When the paramedics arrived, they checked our vitals and determined that we were both fine. They clamped Eamon’s umbilical cord and Brendan cut it. One of them told me that I would have to go to the hospital but I said my midwives were on the way and I’d rather stay home. The midwives arrived about 15 minutes later. Satisfied that I was in good hands, the paramedics left soon after. I reclined in bed again and nursed Eamon while the midwives worked around us. The midwife who had checked my progress at the birth centre told me that at that time, the baby had been posterior. In an hour and a half, his position had changed and he was born. Brendan ran a couple loads of laundry that included every single towel we owned. The midwives weighed the baby. They helped me shower and put on fresh clothes. They made my bed. All the while, we talked about what a crazy experience this was. Then they left, and it was just the three of us.

Brendan ordered Thai food for dinner, at my request. We called our parents, siblings, and some close friends to share our joy. We soaked in the wonder of our new boy.
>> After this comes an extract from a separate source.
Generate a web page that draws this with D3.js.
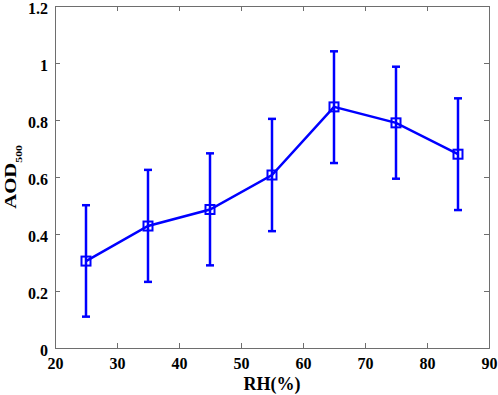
<!DOCTYPE html>
<html>
<head>
<meta charset="utf-8">
<script src="https://cdn.jsdelivr.net/npm/d3@7"></script>
<style>
  body { margin: 0; background: #fff; }
  text { font-family: "Liberation Serif", "Times New Roman", serif; font-weight: bold; fill: #000; }
</style>
</head>
<body>
<div id="chart"></div>
<script>
// Data
const rh = [25, 35, 45, 55, 65, 75, 85];
const aod = [0.305, 0.428, 0.486, 0.607, 0.846, 0.790, 0.680];
const aodLow = [0.110, 0.232, 0.290, 0.410, 0.649, 0.594, 0.484];
const aodHigh = [0.501, 0.625, 0.683, 0.804, 1.041, 0.987, 0.876];
const xTicks = [20, 30, 40, 50, 60, 70, 80, 90];
const yTicks = [0, 0.2, 0.4, 0.6, 0.8, 1, 1.2];

const data = rh.map((r, i) => ({ rh: r, aod: aod[i], lo: aodLow[i], hi: aodHigh[i] }));

const W = 498, H = 395;
const margin = { top: 6, right: 9, bottom: 47, left: 55 };
const width = W - margin.left - margin.right;
const height = H - margin.top - margin.bottom;

const svg = d3.select('#chart')
    .append('svg')
    .attr('width', W)
    .attr('height', H);

const g = svg.append('g')
    .attr('transform', `translate(${margin.left},${margin.top})`);

const xScale = d3.scaleLinear().domain([20, 90]).range([0, width]);
const yScale = d3.scaleLinear().domain([0, 1.2]).range([height, 0]);

const axisColor = '#6e6e6e';

// Axes with inward ticks
const axisB = g.append('g')
    .attr('transform', `translate(0,${height})`)
    .call(d3.axisBottom(xScale).tickValues(xTicks).tickSize(-5).tickPadding(10).tickFormat(d3.format('d')));
const axisL = g.append('g')
    .call(d3.axisLeft(yScale).tickValues(yTicks).tickSize(-5).tickPadding(7).tickFormat(d => d === 0 ? '0' : d3.format('~g')(d)));
const axisT = g.append('g')
    .call(d3.axisTop(xScale).tickValues(xTicks).tickSize(-5).tickFormat(''));
const axisR = g.append('g')
    .attr('transform', `translate(${width},0)`)
    .call(d3.axisRight(yScale).tickValues(yTicks).tickSize(-5).tickFormat(''));

[axisB, axisL, axisT, axisR].forEach(a => {
    a.select('.domain').attr('stroke', axisColor).attr('stroke-width', 1);
    a.selectAll('.tick line').attr('stroke', axisColor);
    a.selectAll('.tick text')
        .style('font-size', '16px')
        .attr('fill', '#000');
});
// y labels sit a little below their ticks in the original
axisL.selectAll('.tick text').attr('dy', '0.45em');

// Error bars
const capHalf = 4;
const eb = g.selectAll('.err')
    .data(data)
    .enter()
    .append('g')
    .attr('class', 'err')
    .attr('stroke', '#0000ff')
    .attr('stroke-width', 2.5);

eb.append('line')
    .attr('x1', d => xScale(d.rh)).attr('x2', d => xScale(d.rh))
    .attr('y1', d => yScale(d.lo)).attr('y2', d => yScale(d.hi));
eb.append('line')
    .attr('x1', d => xScale(d.rh) - capHalf).attr('x2', d => xScale(d.rh) + capHalf)
    .attr('y1', d => yScale(d.hi)).attr('y2', d => yScale(d.hi));
eb.append('line')
    .attr('x1', d => xScale(d.rh) - capHalf).attr('x2', d => xScale(d.rh) + capHalf)
    .attr('y1', d => yScale(d.lo)).attr('y2', d => yScale(d.lo));

// Mean line
const line = d3.line().x(d => xScale(d.rh)).y(d => yScale(d.aod));
g.append('path')
    .datum(data)
    .attr('fill', 'none')
    .attr('stroke', '#0000ff')
    .attr('stroke-width', 2.5)
    .attr('d', line);

// Square markers
const ms = 9;
g.selectAll('.marker')
    .data(data)
    .enter()
    .append('rect')
    .attr('class', 'marker')
    .attr('x', d => xScale(d.rh) - ms / 2)
    .attr('y', d => yScale(d.aod) - ms / 2)
    .attr('width', ms)
    .attr('height', ms)
    .attr('fill', 'none')
    .attr('stroke', '#0000ff')
    .attr('stroke-width', 2);

// Axis labels
svg.append('text')
    .attr('x', margin.left + width / 2)
    .attr('y', 390)
    .attr('text-anchor', 'middle')
    .style('font-size', '18px')
    .text('RH(%)');

// the original y label is stretched along its length
const yl = svg.append('text')
    .attr('transform', `translate(16,${margin.top + height / 2}) rotate(-90) scale(1.3,1)`)
    .attr('text-anchor', 'middle')
    .style('font-size', '16px');
yl.append('tspan').text('AOD');
yl.append('tspan').attr('dy', 6).style('font-size', '9px').text('500');
</script>
</body>
</html>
The next morning, my parents brought the other boys home to meet their brother. They were ecstatic and each wanted a turn to hold the baby. My heart surged. All these little people were mine!

Over the next days and weeks, I gradually recovered from birth and we fell into the rhythm of our new reality as a family of six. Brendan had the whole summer off work, which was a blessing to all of us. It was one of the best summers of our family life. Eamon was an absolute delight from day one, and it was so nice to be able to enjoy our first summer all together in our new home.

Now Eamon is a whole year old. Like his brothers, he is walking, crawling up and down stairs, and throwing as many items as he can into the toilet, all before his first birthday. He smiles at anyone who looks at him, laughs at his brothers’ antics, and has eaten more dirt than is probably good for him. I love him so much and I can’t imagine life without him. Happy birthday, sweet Moomie!